1) YCTA currently derives enormous benefit from the county's management, budgeting, payroll, legal, human resources and grantwriting abilities, extended free of charge. Operating independently, it would have to beef up its management structure and develop its own abilities in a wide range of expensive specialty areas.

The likely result would be paying much, much more for a lesser level of service. There are, after all, advantages to scale, experience, stability and well-established relationships.

2) We have a very hard time envisioning the board of commissioners supporting creation of a new countywide taxing district with its own elected board. We have an even harder time envisioning voters approving such a district with anything approaching an adequate tax base. Politically, that makes it seem dead on arrival.

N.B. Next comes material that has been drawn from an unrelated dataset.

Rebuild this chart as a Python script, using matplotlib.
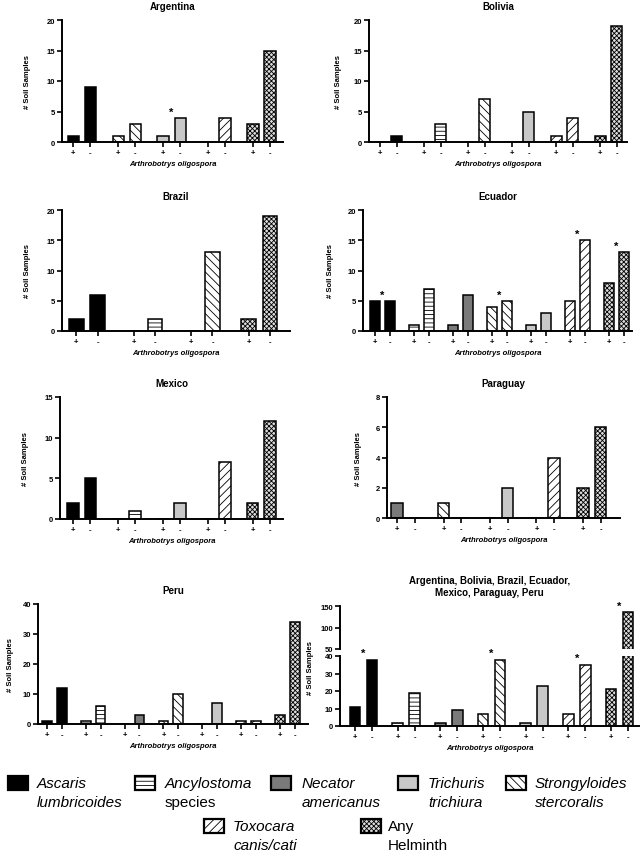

3) Both the two municipal systems and the countywide system, which connects with other transit options in Salem, Tigard, Hillsboro and Grand Ronde, cater largely to senior and modest-income riders. That's even more true of the agency's Dial-A-Ride service. So we can't count on riders bear more of the burden, no matter who holds the reins.

4) YCTA and its predecessor agencies have a long history of contracting the service out via an open bidding process. No one has any stomach for buying buses, hiring drivers and starting out from scratch — certainly not at this level — so there is no revenue help to be had there either.

The current contractor, FirstTransit, operates 300 systems serving 350 million passengers a year in 39 states. It knows how to shave a nickel everywhere there is a nickel to be shaved.

Most transit districts have a stable funding source, making them much less reliant on the ebb and flow of state and federal grants. That led YCTA Manager Cynthia Thompson to warn commissioners, "You have to have a local source. ... You can't really continue on this way."

She also warned, "I've made my career helping entities solve problems because of things going badly. ... There's a lot more responsibility in stand-alone and the risk is greater. If it fails, it could end up in the countyy's lap in the end."

Reliable and affordable bus service is absolutely essential to a lot of our older and lower-income citizens. Leaving them high and dry would be morally unconscionable and socially and economically calamitous.

The county needs to find a way to put this vital public service on a sounder footing. That means we all, collectively, need to find a way, as we're all in this together.